Restoring trust and the watershed
HANAMAULU — There’s a need to establish trust between hunters and gatherers on Kauai and the state that manages the forests upon which they rely to feed their families.
The fact was evident at a loosely structured community meeting held Sunday at the King Kaumaualii Elementary School cafeteria in which Kauai resident Noa Mau-Espirito put his foot down on a project to repair the first two miles of Loop Road — the main access road into the Lihue-Kola Forest Reserve.
The meeting was hosted by Councilwoman Felicia Cowden and area resident Hope Kallai. Sheri Mann, with the Department of Land and Natural Resources’ Division of Forestry and Wildlife, was also in attendance.
It was scheduled quickly and announced only two days before the meeting took place.
Cowden told the 20 people in attendance that the purpose of the meeting was to find common ground between them and the Kauai branch of DOFAW and to brainstorm ways to work together for the common good.
By the end of the meeting, the beginnings of some solutions were starting to form, including a possible gate across Loop Road that could be opened by hunters and authorized forest users and a website to keep everyone on the same page and to facilitate reporting of illegal behavior or dangerous circumstances within the forest.
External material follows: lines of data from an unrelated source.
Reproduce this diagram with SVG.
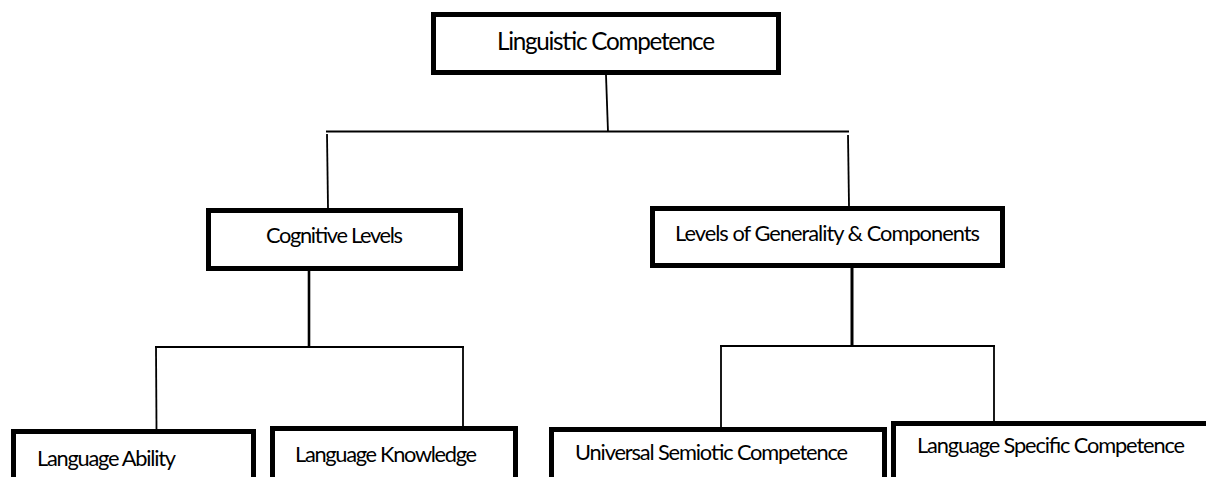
<svg xmlns="http://www.w3.org/2000/svg" width="1206" height="477" viewBox="0 0 1206 477">
<style>
.box{fill:#fff;stroke:#000;stroke-width:5}
.t{font-family:Lato,"Liberation Sans",sans-serif;fill:#000;font-size:21.8px}
.big{font-size:24.3px}
.c{stroke:#000;stroke-width:1.8;fill:none}
</style>
<rect width="1206" height="477" fill="#fff"/>
<g id="connectors">
<line class="c" x1="606" y1="75" x2="608" y2="132"/>
<line class="c" x1="326" y1="131.5" x2="849" y2="131.5"/>
<line class="c" x1="327" y1="134" x2="328" y2="208"/>
<line class="c" x1="848" y1="135" x2="849" y2="206"/>
<line class="c" x1="309" y1="271" x2="309" y2="348" style="stroke-width:2.6"/>
<line class="c" x1="155" y1="347" x2="464" y2="347"/>
<line class="c" x1="156" y1="347" x2="156.5" y2="429"/>
<line class="c" x1="463" y1="347" x2="463" y2="426"/>
<line class="c" x1="852" y1="268" x2="852" y2="347" style="stroke-width:3"/>
<line class="c" x1="720" y1="346" x2="995" y2="346"/>
<line class="c" x1="721" y1="346" x2="721" y2="427"/>
<line class="c" x1="994" y1="346" x2="994" y2="421"/>
</g>
<g id="linguistic-competence">
<rect class="box" x="433.5" y="14.5" width="345" height="58"/>
<text class="t big" x="497" y="50" textLength="218">Linguistic Competence</text>
</g>
<g id="cognitive-levels">
<rect class="box" x="208.5" y="210.5" width="252" height="58"/>
<text class="t" x="266" y="243" textLength="137">Cognitive Levels</text>
</g>
<g id="levels-of-generality">
<rect class="box" x="652.5" y="208.5" width="350" height="57"/>
<text class="t" x="675" y="241" textLength="305">Levels of Generality &amp; Components</text>
</g>
<g id="language-ability">
<rect class="box" x="13.5" y="431.5" width="240" height="80"/>
<text class="t" x="37" y="466" textLength="139">Language Ability</text>
</g>
<g id="language-knowledge">
<rect class="box" x="272.5" y="428.5" width="243" height="80"/>
<text class="t" x="295" y="462" textLength="182">Language Knowledge</text>
</g>
<g id="universal-semiotic-competence">
<rect class="box" x="551.5" y="429.5" width="333" height="80"/>
<text class="t" x="575" y="460" textLength="273">Universal Semiotic Competence</text>
</g>
<g id="language-specific-competence">
<rect class="box" x="893.5" y="423.5" width="320" height="80"/>
<text class="t" x="917" y="453" textLength="268">Language Specific Competence</text>
</g>
</svg>
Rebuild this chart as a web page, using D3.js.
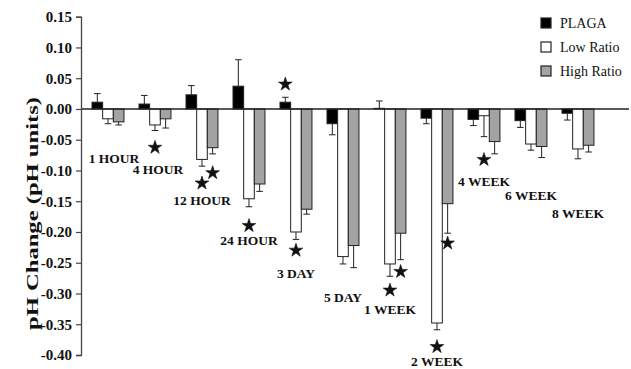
<!DOCTYPE html>
<html>
<head>
<meta charset="utf-8">
<script src="https://cdn.jsdelivr.net/npm/d3@7"></script>
<style>
  html, body { margin: 0; padding: 0; background: #fff; }
  svg { display: block; }
  text { font-family: "Liberation Serif", "Times New Roman", serif; fill: #111; }
</style>
</head>
<body>
<svg id="chart" width="631" height="369"></svg>
<script>
// Time points after degradation start
const categories = ["1 HOUR", "4 HOUR", "12 HOUR", "24 HOUR", "3 DAY", "5 DAY",
                    "1 WEEK", "2 WEEK", "4 WEEK", "6 WEEK", "8 WEEK"];
const seriesNames = ["PLAGA", "Low Ratio", "High Ratio"];

// Mean pH change and standard deviation per series
const plaga      = [0.011, 0.008, 0.023, 0.037, 0.011, -0.024, 0.001, -0.015, -0.017, -0.019, -0.007];
const plagaErr   = [0.014, 0.014, 0.015, 0.043, 0.008, 0.018, 0.012, 0.009, 0.010, 0.011, 0.011];
const lowRatio   = [-0.016, -0.026, -0.082, -0.146, -0.200, -0.240, -0.252, -0.348, -0.011, -0.057, -0.065];
const lowErr     = [0.008, 0.009, 0.011, 0.013, 0.012, 0.012, 0.020, 0.011, 0.034, 0.010, 0.016];
const highRatio  = [-0.021, -0.016, -0.063, -0.122, -0.163, -0.222, -0.202, -0.154, -0.053, -0.061, -0.059];
const highErr    = [0.005, 0.015, 0.010, 0.012, 0.008, 0.036, 0.043, 0.048, 0.020, 0.018, 0.011];

// Y axis tick values
const yTicks = [0.15, 0.10, 0.05, 0.00, -0.05, -0.10, -0.15, -0.20, -0.25, -0.30, -0.35, -0.40];

// Statistically significant differences (time point, series)
const significant = [
  ["4 HOUR", "Low Ratio"], ["12 HOUR", "Low Ratio"], ["12 HOUR", "High Ratio"],
  ["24 HOUR", "Low Ratio"], ["3 DAY", "PLAGA"], ["3 DAY", "Low Ratio"],
  ["1 WEEK", "Low Ratio"], ["1 WEEK", "High Ratio"], ["2 WEEK", "Low Ratio"],
  ["2 WEEK", "High Ratio"], ["4 WEEK", "Low Ratio"]
];

// ---- layout ----
const starGap = [17, 17, 19, 19, 13, 11, 14, 12, 17, 10, 23];           // px beyond whisker end
const labelLevel = [-0.081, -0.099, -0.149, -0.214, -0.268, -0.306,
                    -0.326, -0.410, -0.118, -0.141, -0.170];             // pH level of time label
const labelShift = [6, 3, 0, 0, 0, 0, 0, 0, 0, 0, 0];                    // px horizontal nudge

const values = [plaga, lowRatio, highRatio];
const errors = [plagaErr, lowErr, highErr];
const fills = ["#000000", "#ffffff", "#a3a3a3"];

const rows = [];
categories.forEach((c, i) => {
  seriesNames.forEach((s, j) => {
    rows.push({ cat: c, series: s, value: values[j][i], err: errors[j][i], fill: fills[j] });
  });
});

const svg = d3.select("#chart");

const y = d3.scaleLinear().domain([-0.40, 0.15]).range([355, 16.7]);
const x = d3.scaleBand().domain(categories).range([81, 629])
  .paddingInner(0.32).paddingOuter(0.49).align(0.239);
const xs = d3.scaleBand().domain(seriesNames).range([0, x.bandwidth()]);

// Bars
const g = svg.append("g");
g.selectAll("rect.bar").data(rows).join("rect")
  .attr("class", "bar")
  .attr("x", d => x(d.cat) + xs(d.series))
  .attr("width", xs.bandwidth())
  .attr("y", d => Math.min(y(d.value), y(0)))
  .attr("height", d => Math.abs(y(d.value) - y(0)))
  .attr("fill", d => d.fill)
  .attr("stroke", "#222")
  .attr("stroke-width", 1);

// Error whiskers, drawn away from zero
const errEnd = d => d.value + (d.value >= 0 ? d.err : -d.err);
const cx = d => x(d.cat) + xs(d.series) + xs.bandwidth() / 2;
const whiskers = g.selectAll("g.err").data(rows).join("g").attr("class", "err")
  .attr("stroke", "#222").attr("stroke-width", 1);
whiskers.append("line")
  .attr("x1", cx).attr("x2", cx)
  .attr("y1", d => y(d.value)).attr("y2", d => y(errEnd(d)));
whiskers.append("line")
  .attr("x1", d => cx(d) - 3.3).attr("x2", d => cx(d) + 3.3)
  .attr("y1", d => y(errEnd(d))).attr("y2", d => y(errEnd(d)));

// Zero baseline
svg.append("line")
  .attr("x1", x.range()[0]).attr("x2", x.range()[1])
  .attr("y1", y(0)).attr("y2", y(0))
  .attr("stroke", "#222").attr("stroke-width", 1.5);

// Y axis
const yAxis = svg.append("g")
  .attr("transform", "translate(81,0)")
  .call(d3.axisLeft(y).tickValues(yTicks).tickFormat(d3.format(".2f")).tickSize(5).tickSizeOuter(5).tickPadding(4));
yAxis.select(".domain").attr("stroke", "#444").attr("stroke-width", 1.3);
yAxis.selectAll(".tick line").attr("stroke", "#444").attr("stroke-width", 1.2);
yAxis.selectAll(".tick text")
  .attr("font-family", "Liberation Serif, Times New Roman, serif")
  .attr("font-weight", "bold").attr("font-size", 15).attr("fill", "#111")
  .text(d => d3.format(".2f")(d).replace("−", "-"));

// Axis title
svg.append("text")
  .attr("transform", `translate(32,${(97 + 330) / 2}) rotate(-90)`)
  .attr("text-anchor", "middle")
  .attr("dominant-baseline", "central")
  .attr("font-weight", "bold").attr("font-size", 17)
  .attr("textLength", 233).attr("lengthAdjust", "spacingAndGlyphs")
  .text("pH Change (pH units)");

// Significance stars
const star = d3.symbol().type(d3.symbolStar).size(58);
significant.forEach(([c, s], k) => {
  const d = rows.find(r => r.cat === c && r.series === s);
  const end = y(errEnd(d));
  const sy = d.value >= 0 ? end - starGap[k] : end + starGap[k];
  svg.append("path").attr("d", star())
    .attr("transform", `translate(${cx(d)},${sy})`)
    .attr("fill", "#111").attr("stroke", "#111").attr("stroke-width", 0.6)
    .attr("stroke-linejoin", "round");
});

// Time point labels
svg.selectAll("text.cat").data(categories).join("text")
  .attr("class", "cat")
  .attr("x", (c, i) => x(c) + x.bandwidth() / 2 + labelShift[i])
  .attr("y", (c, i) => y(labelLevel[i]))
  .attr("text-anchor", "middle")
  .attr("dominant-baseline", "central")
  .attr("font-weight", "bold").attr("font-size", 13.5)
  .text(c => c);

// Legend
const legend = svg.append("g").attr("transform", "translate(541,23)");
seriesNames.forEach((s, j) => {
  const row = legend.append("g").attr("transform", `translate(0,${j * 24})`);
  row.append("rect").attr("x", 0).attr("y", -5).attr("width", 10).attr("height", 10)
    .attr("fill", fills[j]).attr("stroke", "#222").attr("stroke-width", 1.2);
  row.append("text").attr("x", 19).attr("y", 0)
    .attr("dominant-baseline", "central")
    .attr("font-size", 14)
    .text(s);
});
</script>
</body>
</html>
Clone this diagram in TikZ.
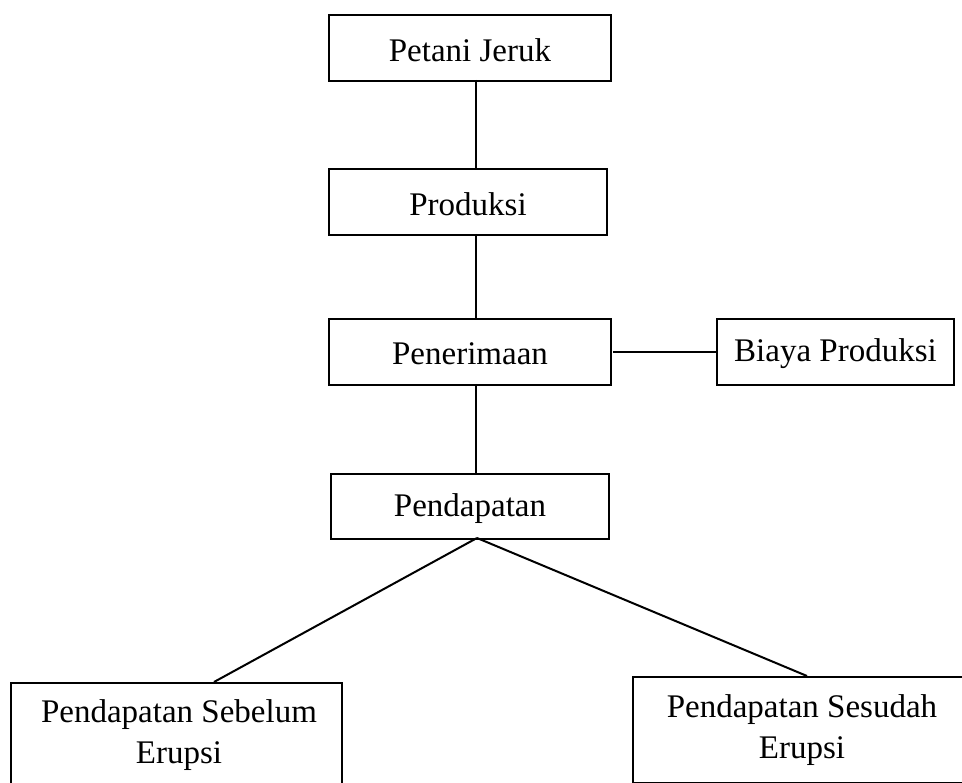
\documentclass[tikz,border=0pt]{standalone}
\usepackage{fontspec}
\setmainfont{Liberation Serif}
\begin{document}
\begin{tikzpicture}[x=1pt,y=-1pt,
  box/.style={draw, line width=2pt, inner sep=0pt, anchor=north west},
  lbl/.style={inner sep=0pt, align=center, font=\fontsize{33}{41}\selectfont},
  conn/.style={line width=2pt}]
\useasboundingbox (0,0) rectangle (962,783);
\clip (0,0) rectangle (962,783);
\node[box, minimum width=282, minimum height=66] (petani) at (328,14) {};
\node[lbl] at ([yshift=-2]petani.center) {Petani Jeruk};
\node[box, minimum width=278, minimum height=66] (produksi) at (328,168) {};
\node[lbl] at ([yshift=-2]produksi.center) {Produksi};
\node[box, minimum width=282, minimum height=66] (pen) at (328,318) {};
\node[lbl] at ([yshift=-2]pen.center) {Penerimaan};
\node[box, minimum width=237, minimum height=66] (biaya) at (716,318) {};
\node[lbl] at ([yshift=-2]biaya.center) {Biaya Produksi};
\node[box, minimum width=278, minimum height=65] (pend) at (330,473) {};
\node[lbl] at ([yshift=-2]pend.center) {Pendapatan};
\node[box, minimum width=331, minimum height=125] (sebelum) at (10,682) {};
\node[lbl] (sebelumtxt) at (179,735) {Pendapatan Sebelum\\Erupsi};
\node[box, minimum width=340, minimum height=106] (sesudah) at (632,676) {};
\node[lbl] (sesudahtxt) at (802,730) {Pendapatan Sesudah\\Erupsi};
\coordinate (c1) at (476,80);
\coordinate (c2) at (476,168);
\draw[conn] (c1) -- (c2);
\coordinate (c3) at (476,234);
\coordinate (c4) at (476,318);
\draw[conn] (c3) -- (c4);
\coordinate (c5) at (476,384);
\coordinate (c6) at (476,473);
\draw[conn] (c5) -- (c6);
\coordinate (h1) at (613,352);
\draw[conn] (h1) -- (biaya.west);
\coordinate (apex) at (477,538);
\coordinate (lend) at (214,682);
\coordinate (rend) at (807,676);
\draw[conn] (apex) -- (lend);
\draw[conn] (apex) -- (rend);
\end{tikzpicture}
\end{document}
“You’re all smart and experienced up there (in the Lihue-Koloa Forest Reserve), so help us manage it,” Cowden said to the crowd on Sunday.
Mau-Espirito is part of a hui made up of hunters and local residents that grew up in the forest and have been restoring taro lo‘i in the area with the goal of increasing local food production on the island and connecting local people to their heritage and culture.
In order to protect that lo‘i and their access to the forest, the group is demanding the contractors assigned to the Loop Road project, local company Wa’alani Enterprises, talk with them before starting construction.
“Unless the contractors reach out and talk to us, you won’t build that road,” Mau-Espirito said at the Sunday meeting, adding that he’s already filed legal paperwork to try and stop the project.
While DOFAW representatives didn’t pledge to change the schedule of construction or that the company would contact the group, Mann did exchange information with Mau-Espirito and pledged to talk with him further.
Staging for the 3-6-month, $500,000 road repair project starts this week, and construction soon will follow. The road’s condition usually requires a 4×4 vehicle anyway, even before it was heavily damaged in the April 2018 storms and subsequent flash flooding. Mann explained the project in detail on Sunday.
She addressed concerns that the road was being upgraded to allow for more traffic and said that it would only be restored “back to the way it was” before the April storms. She also made it clear that the improvements to Loop Road are not connected to commercial logging activity in the area.
Mann also addressed the August Loop Road closure, when DOFAW dug a deep trench across the road and then lined it with large boulders to physically stop all traffic. Community members filled that trench back in days after it was dug.
Mann apologized for the way the roadblock was handled and said digging the trench was a gut-reaction response to a situation she and her staff deemed dangerous.
“The road was closed verbally and with signs before we dug the trench, but people were still driving through there,” Mann said at the meeting. “We had two emergency incidents where vehicles got stuck in flooded streams. We (dug the trench) out of an abundance of caution.”
She continued: “I’m sorry. I didn’t do a good job of communicating and that’s the reason that I’m here now.”
Other issues within the forest are linked to water distribution, abandoned vehicles and apparent drug use. Mann was able to answer to the Loop Road project and Cowden chatted with community members about ways to decrease vehicle abandonment and drug dependency not just in the forest reserve, but throughout Kauai.
At the end of the meeting, the group was starting to tease some common ground out of the conversation, but residents said it wasn’t enough to meet with just Mann — they want to talk with the heads of DLNR, people like department chair Suzanne Case. Cowden pledged to work on scheduling that meeting.